Sometimes I break this up by reading to them, and as long as they have adequate connections and are not struggling with audio quality (some of them are struggling at times with such quality), these moments are a little like a podcast, and my semi-pro headset mic is doing exactly the work it needs to do.

And then beyond the in-class discussion and reading, I give them time to read sometimes on their own, timing the availability of, let’s say, the end of the story we’re reading, such that they can’t read it before class starts, only when I say go. Then we all get quiet for some time (10 minutes or so if the passage is long) while they read, then return to talk about it: for instance, how does that ending change the things you were thinking about before? It’s short fiction, so the ending almost always does change something fundamental. This was a surprise discovered during my prep, but now that I’ve used it a couple of times, I think I can fine tune it a bit and use it more effectively.

Then there’s writing. I decided I wanted to give the students a variety of different kinds of writing to do, not just analytic expository essays. So they’re doing a number of other things, e.g., an adaptation exercise where they create the ancillary materials (cast list, advertisement, soundtrack) for a film adaptation they would like to see made on the basis of one of the stories, along with a one-page rationale for how they’ve approached the piece (got this idea from Tom Beebee’s essay years ago in Teaching World Literature); or, one I devised years ago myself, they create their own version of the first paragraph of Notes from Underground, either compiling it on the basis of multiple translations I provide for them, or creating something brand new, potentially changing the medium as well. In the past I’ve had students create dramatic settings (the U-man is split into different characters, or different versions of himself) or innovative language experiments (the monologue in Tweets, or Nadsat, or LOL Cat) along with, here again the most important part, a rationale and explanation for what they’ve created, from whom (audience), and how they’re choices follow from that.

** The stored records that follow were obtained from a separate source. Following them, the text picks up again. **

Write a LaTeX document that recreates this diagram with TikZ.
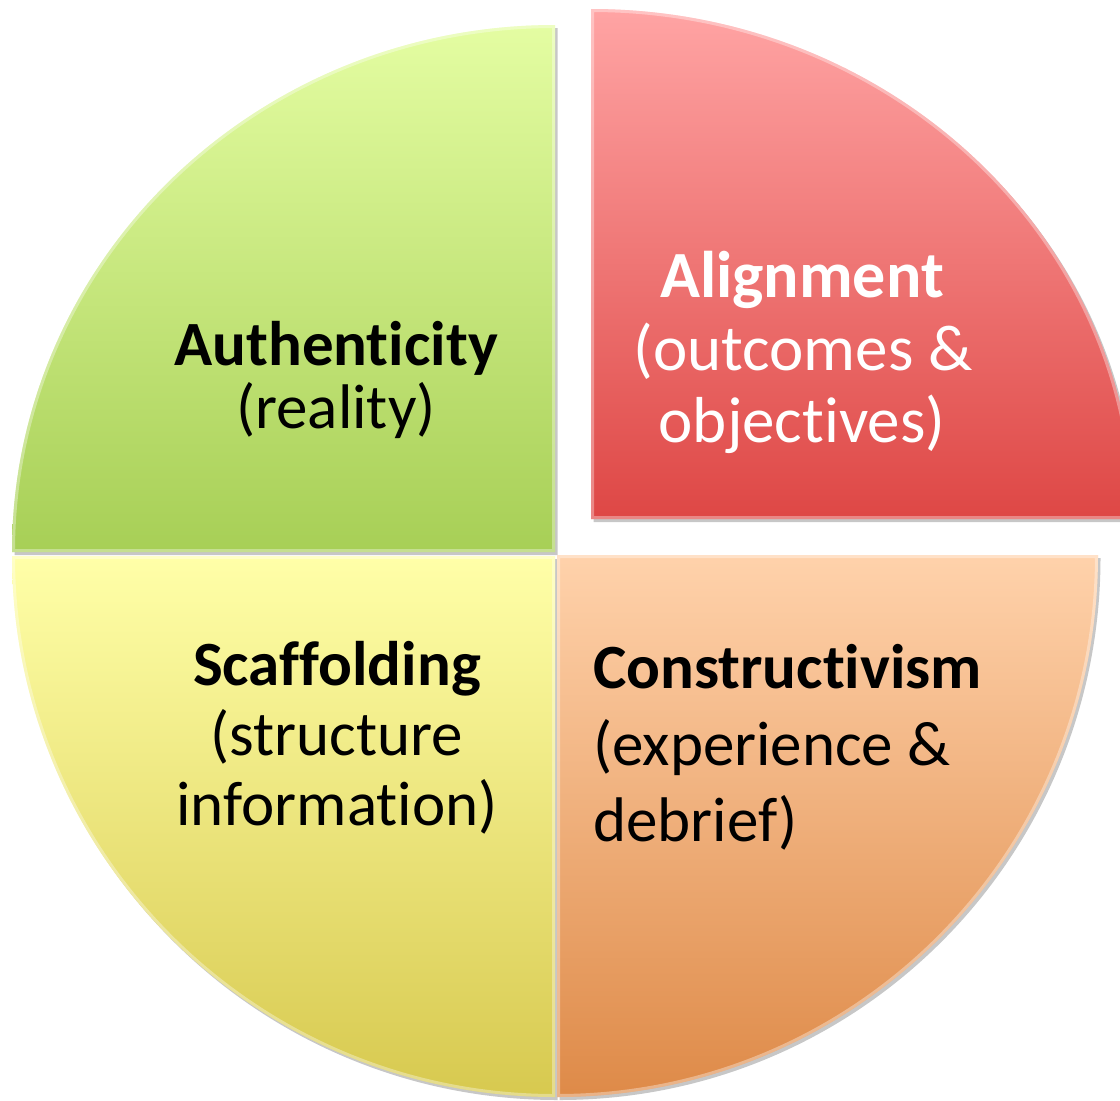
\documentclass[tikz,border=0pt]{standalone}
\usepackage{fontspec}
\setmainfont[Ligatures=NoCommon]{Carlito}
\definecolor{gTop}{HTML}{E4FDA2}
\definecolor{gBot}{HTML}{A7CF56}
\definecolor{rTop}{HTML}{FFA4A4}
\definecolor{rBot}{HTML}{DE4745}
\definecolor{pTop}{HTML}{FFD2AB}
\definecolor{pBot}{HTML}{DE8A48}
\definecolor{yTop}{HTML}{FFFFA8}
\definecolor{yBot}{HTML}{D7C94F}
\begin{document}
\begin{tikzpicture}[x=1pt,y=-1pt,
  boldlbl/.style={anchor=base,inner sep=0,font=\fontsize{63}{63}\selectfont\bfseries},
  reglbl/.style={anchor=base,inner sep=0,font=\fontsize{63}{63}\selectfont},
  wedgeshadow/.style={fill=black,opacity=0.22},
  wedgehighlight/.style={draw=white,opacity=0.35,line width=6pt},
]
\useasboundingbox (0,0) rectangle (1120,1101);
\clip (0,0) rectangle (1120,1101);
% shadows
\foreach \sx/\sy/\cx/\cy/\sa/\ea/\rx/\ry in {
  12/552/555/552/180/270/543/527,
  591/9/591/519/270/360/543/510,
  1098/555/557/555/0/90/541/542,
  555/1097/555/556/90/180/543/541}{
  \fill[wedgeshadow] ([shift={(2.5,3)}]\cx,\cy) -- ([shift={(2.5,3)}]\sx,\sy)
    arc[start angle=\sa,end angle=\ea,x radius=\rx,y radius=\ry] -- cycle;
}
% wedges
\foreach \sx/\sy/\cx/\cy/\sa/\ea/\rx/\ry/\tc/\bc in {
  12/552/555/552/180/270/543/527/gTop/gBot,
  591/9/591/519/270/360/543/510/rTop/rBot,
  1098/555/557/555/0/90/541/542/pTop/pBot,
  555/1097/555/556/90/180/543/541/yTop/yBot}{
  \shade[top color=\tc,bottom color=\bc] (\cx,\cy) -- (\sx,\sy)
    arc[start angle=\sa,end angle=\ea,x radius=\rx,y radius=\ry] -- cycle;
  \begin{scope}
    \clip (\cx,\cy) -- (\sx,\sy)
      arc[start angle=\sa,end angle=\ea,x radius=\rx,y radius=\ry] -- cycle;
    \draw[wedgehighlight] (\cx,\cy) -- (\sx,\sy)
      arc[start angle=\sa,end angle=\ea,x radius=\rx,y radius=\ry] -- cycle;
  \end{scope}
}
% labels
\node[boldlbl] (authA) at (336,365) {Authenticity};
\node[reglbl] (authB) at (336,428) {(reality)};
\node[boldlbl,text=white,font=\fontsize{66}{66}\selectfont\bfseries] (alA) at (802,297) {Alignment};
\node[reglbl,text=white,font=\fontsize{65}{65}\selectfont] (alB) at (803,370) {(outcomes \&};
\node[reglbl,text=white,font=\fontsize{65}{65}\selectfont] (alC) at (802,442) {objectives)};
\node[boldlbl] (scA) at (337,685) {Scaffolding};
\node[reglbl] (scB) at (337,755) {(structure};
\node[reglbl] (scC) at (337,825) {information)};
\node[boldlbl,anchor=base west] (coA) at (593,688) {Constructivism};
\node[reglbl,anchor=base west] (coB) at (593,765) {(experience \&};
\node[reglbl,anchor=base west] (coC) at (593,841) {debrief)};
\end{tikzpicture}
\end{document}
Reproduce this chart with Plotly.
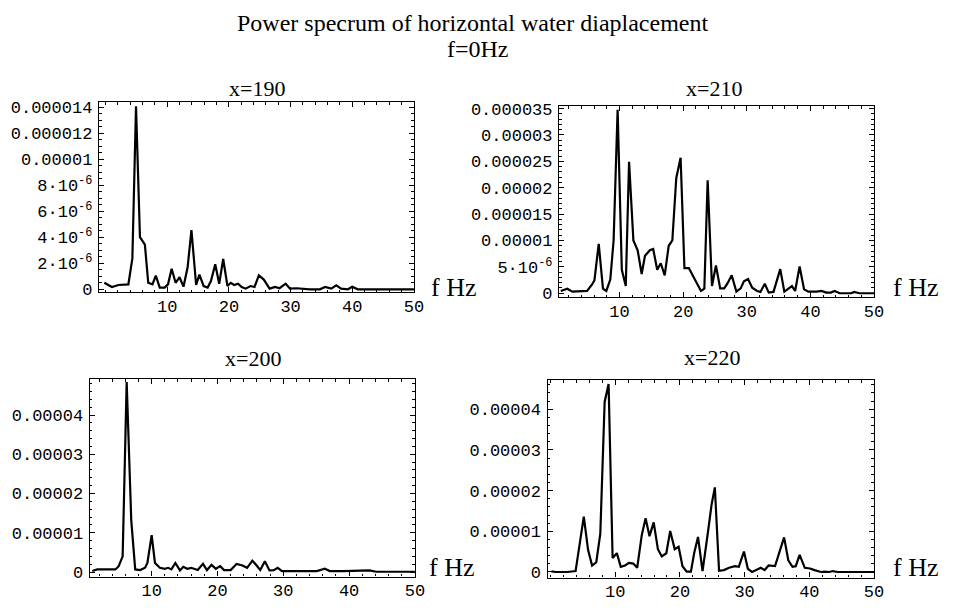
import plotly.graph_objects as go

# ---------------- data ----------------
# x = 190  (power in units of 1e-6)
f190 = [-0.21, 1.02, 2.09, 3.16, 3.69, 4.34, 4.93, 5.57, 6.37, 6.91, 7.6, 8.14, 8.78, 9.58,
        10.12, 10.71, 11.35, 11.99, 12.63, 13.3, 13.92, 14.68, 15.21, 15.9, 16.55, 17.08,
        17.78, 18.42, 19.07, 19.76, 20.3, 20.85, 21.48, 22.07, 22.7, 23.5, 24.15, 24.85,
        25.65, 26.6, 27.5, 28.2, 29.2, 29.9, 31.0, 33.1, 34.75, 35.6, 36.6, 37.4, 38.2,
        39.3, 40.0, 40.9, 50.0]
p190 = [0.50, 0.18, 0.33, 0.33, 0.38, 2.38, 14.1, 4.01, 3.44, 0.50, 0.38, 1.05, 0.13, 0.13,
        0.38, 1.58, 0.50, 0.93, 0.20, 1.70, 4.56, 0.33, 1.13, 0.25, 0.13, 0.63,
        1.93, 0.43, 2.33, 0.25, 0.50, 0.33, 0.43, 0.18, 0.05, 0.25, 0.18, 1.08,
        0.75, 0.05, 0.18, 0.08, 0.43, 0.05, 0.08, 0.0, 0.0, 0.18, 0.05, 0.30, 0.05,
        0.0, 0.20, 0.0, 0.0]

# x = 210  (power in units of 1e-6)
f210 = [0.77, 1.80, 2.58, 4.9, 5.69, 6.06, 6.73, 7.4, 7.92, 8.55, 9.07, 9.7, 10.36, 10.98,
        11.5, 12.18, 12.85, 13.48, 14.0, 14.77, 15.29, 15.92, 16.48, 17.1, 17.73, 18.3,
        18.92, 19.6, 20.2, 20.9, 22.8, 23.33, 23.85, 24.53, 25.15, 25.82, 26.45, 26.96,
        27.63, 28.36, 29.04, 29.55, 30.2, 30.85, 31.63, 32.15, 32.83, 33.45, 34.2, 35.26,
        35.9, 36.56, 37.1, 37.6, 38.3, 39.0, 39.67, 40.97, 41.75, 42.5, 43.2, 43.8, 44.6,
        46.4, 46.9, 47.7, 50.0]
p210 = [0.43, 0.86, 0.31, 0.43, 1.67, 2.47, 9.38, 0.86, 0.43, 2.6, 10.0, 34.8, 4.44, 1.36,
        24.9, 10.0, 8.15, 3.64, 7.1, 8.15, 8.4, 4.44, 5.68, 3.4, 9.0, 10.0,
        21.85, 25.7, 4.75, 4.75, 0.43, 0.86, 21.4, 1.36, 5.25, 0.93, 0.93, 1.85,
        3.4, 0.31, 0.93, 2.28, 2.7, 1.05, 0.43, 0.25, 1.79, 0.12, 0.25, 4.57,
        0.31, 0.86, 1.36, 0.43, 5.06, 0.74, 0.31, 0.31, 0.43, 0.12, 0.12, 0.43, 0.0,
        0.0, 0.25, 0.0, 0.0]

# x = 200  (power in units of 1e-6)
f200 = [0.98, 1.73, 4.49, 4.99, 5.59, 6.2, 6.9, 7.5, 8.25, 9.0, 9.35, 10.0, 10.5, 11.25,
        12.0, 12.5, 13.0, 13.6, 14.3, 14.8, 15.4, 16.0, 17.0, 17.8, 18.4, 19.1, 19.75,
        20.4, 21.0, 22.0, 22.9, 23.8, 24.5, 25.3, 25.95, 26.5, 27.2, 27.9, 28.55, 29.15,
        29.8, 32.05, 34.06, 35.1, 36.3, 37.07, 39.07, 41.1, 43.1, 44.1, 50.0]
p200 = [0.24, 0.66, 0.66, 1.49, 3.98, 48.4, 13.1, 0.66, 0.49, 1.1, 2.3, 9.4, 2.3, 1.07,
        0.82, 1.07, 0.66, 2.3, 0.41, 1.32, 0.82, 1.07, 0.49, 2.07, 0.49, 1.82, 0.82,
        1.49, 0.49, 0.49, 2.07, 1.66, 1.07, 2.9, 1.66, 0.49, 2.73, 0.41, 0.49, 1.07,
        0.24, 0.24, 0.41, 0.24, 0.82, 0.24, 0.24, 0.24, 0.41, 0.07, 0.07]

# x = 220  (power in units of 1e-6)
f220 = [0.16, 0.82, 2.6, 3.88, 5.15, 5.81, 6.43, 7.08, 7.7, 8.37, 8.98, 9.6, 10.26, 10.86,
        11.52, 12.13, 12.8, 13.4, 14.1, 14.7, 15.3, 15.95, 16.6, 17.2, 17.9, 18.5, 19.2,
        19.8, 20.4, 21.05, 21.7, 22.2, 22.8, 23.5, 24.3, 24.9, 25.4, 26.05, 26.8, 27.6,
        28.5, 29.1, 29.9, 30.5, 31.15, 31.9, 32.5, 33.1, 33.7, 34.7, 35.5, 36.1, 36.75,
        37.4, 37.9, 38.5, 39.3, 40.1, 40.8, 41.8, 42.35, 43.1, 43.6, 44.4, 47.5, 48.2,
        48.7, 50.0]
p220 = [0.15, 0.0, 0.0, 0.23, 13.6, 5.43, 1.59, 2.39, 9.4, 41.8, 46.2, 3.43, 4.63, 1.27,
        1.59, 2.23, 2.07, 1.03, 9.0, 13.2, 8.8, 12.2, 5.6, 3.83, 4.6, 10.1, 5.6,
        6.2, 1.43, 0.07, 0.07, 4.6, 8.6, 0.23, 9.4, 16.6, 20.8, 0.31, 0.47, 1.03,
        1.43, 1.27, 5.03, 0.79, 0.0, 0.47, 1.03, 0.47, 1.59, 1.43, 5.27, 8.5, 2.87,
        1.27, 1.43, 4.23, 1.03, 0.87, 0.47, 0.0, 0.07, 0.0, 0.23, 0.0, 0.0, 0.07,
        0.0, 0.0]

UNIT = 1e-6

x_ticks = [10, 20, 30, 40, 50]
x_tick_text = ["10", "20", "30", "40", "50"]

y190_ticks = [0, 2e-6, 4e-6, 6e-6, 8e-6, 1e-5, 1.2e-5, 1.4e-5]
y190_text = ["0", "2·10<sup>-6</sup>", "4·10<sup>-6</sup>", "6·10<sup>-6</sup>",
             "8·10<sup>-6</sup>", "0.00001", "0.000012", "0.000014"]
y210_ticks = [0, 5e-6, 1e-5, 1.5e-5, 2e-5, 2.5e-5, 3e-5, 3.5e-5]
y210_text = ["0", "5·10<sup>-6</sup>", "0.00001", "0.000015", "0.00002",
             "0.000025", "0.00003", "0.000035"]
y200_ticks = [0, 1e-5, 2e-5, 3e-5, 4e-5]
y200_text = ["0", "0.00001", "0.00002", "0.00003", "0.00004"]
y220_ticks = y200_ticks
y220_text = y200_text

main_title = "Power specrum of horizontal water diaplacement"
sub_title = "f=0Hz"
panel_titles = ["x=190", "x=210", "x=200", "x=220"]
axis_label = "f Hz"

# ---------------- figure ----------------
W, H = 954, 610
MONO = "Liberation Mono, Courier New, monospace"
SERIF = "Liberation Serif, Times New Roman, serif"

panels = [
    (f190, p190, (100, 418.3, 98.3, 293.0), [-1.08, 50], [-0.23e-6, 14.42e-6], y190_ticks, y190_text, 0.5e-6),
    (f210, p210, (565, 883.3, 102.7, 298.3), [0.5, 50], [-0.8e-6, 35.43e-6], y210_ticks, y210_text, 1e-6),
    (f200, p200, (90.7, 419.3, 381.7, 584.0), [0.59, 50], [-0.117e-5, 4.92e-5], y200_ticks, y200_text, 2e-6),
    (f220, p220, (553.3, 883.3, 382.7, 585.0), [-0.46, 50], [-0.137e-5, 4.72e-5], y220_ticks, y220_text, 2e-6),
]

layout = dict(
    width=W, height=H, margin=dict(l=0, r=0, t=0, b=0),
    paper_bgcolor="white", plot_bgcolor="white", showlegend=False,
)
traces = []
annotations = []

for i, (fx, py, box, xr, yr, yt, ytt, ymin) in enumerate(panels, start=1):
    x0, x1, yt0, yb0 = box
    xa = "xaxis" if i == 1 else f"xaxis{i}"
    ya = "yaxis" if i == 1 else f"yaxis{i}"
    xref = "x" if i == 1 else f"x{i}"
    yref = "y" if i == 1 else f"y{i}"
    traces.append(go.Scatter(x=fx, y=[v * UNIT for v in py], mode="lines",
                             line=dict(color="black", width=2.2), xaxis=xref, yaxis=yref,
                             hoverinfo="skip"))
    common = dict(showline=True, linecolor="black", linewidth=1.3, mirror="allticks",
                  ticks="inside", ticklen=5, tickwidth=1, tickcolor="black",
                  showgrid=False, zeroline=False, tickfont=dict(family=MONO, size=17, color="black"))
    layout[xa] = dict(domain=[x0 / W, x1 / W], range=xr, anchor=yref,
                      tickvals=x_ticks, ticktext=x_tick_text, ticklabelstandoff=-2,
                      minor=dict(ticks="inside", ticklen=2.5, dtick=2, tick0=0, tickcolor="black"),
                      **common)
    layout[ya] = dict(domain=[1 - yb0 / H, 1 - yt0 / H], range=yr, anchor=xref,
                      tickvals=yt, ticktext=ytt, ticklabelstandoff=2,
                      minor=dict(ticks="inside", ticklen=2.5, dtick=ymin, tick0=0, tickcolor="black"),
                      **common)

fig = go.Figure(data=traces)
fig.update_layout(**layout)

annotations.append(dict(text=main_title, x=477 / W, y=1 - 17 / H, xref="paper", yref="paper",
                        showarrow=False, font=dict(family=SERIF, size=24, color="black"),
                        xanchor="center", yanchor="middle"))
annotations.append(dict(text=sub_title, x=483 / W, y=1 - 44 / H, xref="paper", yref="paper",
                        showarrow=False, font=dict(family=SERIF, size=24, color="black"),
                        xanchor="center", yanchor="middle"))
title_pos = [(260, 84), (722, 84), (256, 361), (720, 360)]
for t, (tx, ty) in zip(panel_titles, title_pos):
    annotations.append(dict(text=t, x=tx / W, y=1 - ty / H, xref="paper", yref="paper",
                            showarrow=False, font=dict(family=SERIF, size=22, color="black"),
                            xanchor="center", yanchor="middle"))
fhz_pos = [(434, 288), (900, 288), (432, 575), (900, 575)]
for (tx, ty) in fhz_pos:
    annotations.append(dict(text=axis_label, x=tx / W, y=1 - ty / H, xref="paper", yref="paper",
                            showarrow=False, font=dict(family=SERIF, size=26, color="black"),
                            xanchor="left", yanchor="middle"))

fig.update_layout(annotations=annotations)
fig.write_html("out.html")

But in class these are too elaborate and require too much time. What they can do is short reflective pieces, so we’re taking class time to do these, and I’m having them turn them in within a half-hour after class is over. I don’t want them spending a lot of time on these in the wee hours. I’d rather have them think and write (and write and think, because these two work together), turn something in, then get my comments. From these, they’ll be able to pick two to polish and expand (but not a lot) to turn in at the end of class. Basically, they get to pick which stories they want to return to in this way. So far this is working exactly as I envisioned, and since that almost never happens, here it is for future me to remember, especially later in the class when future me might be doubting all this. And obviously for anyone interested–feel free to take anything you think might work for you.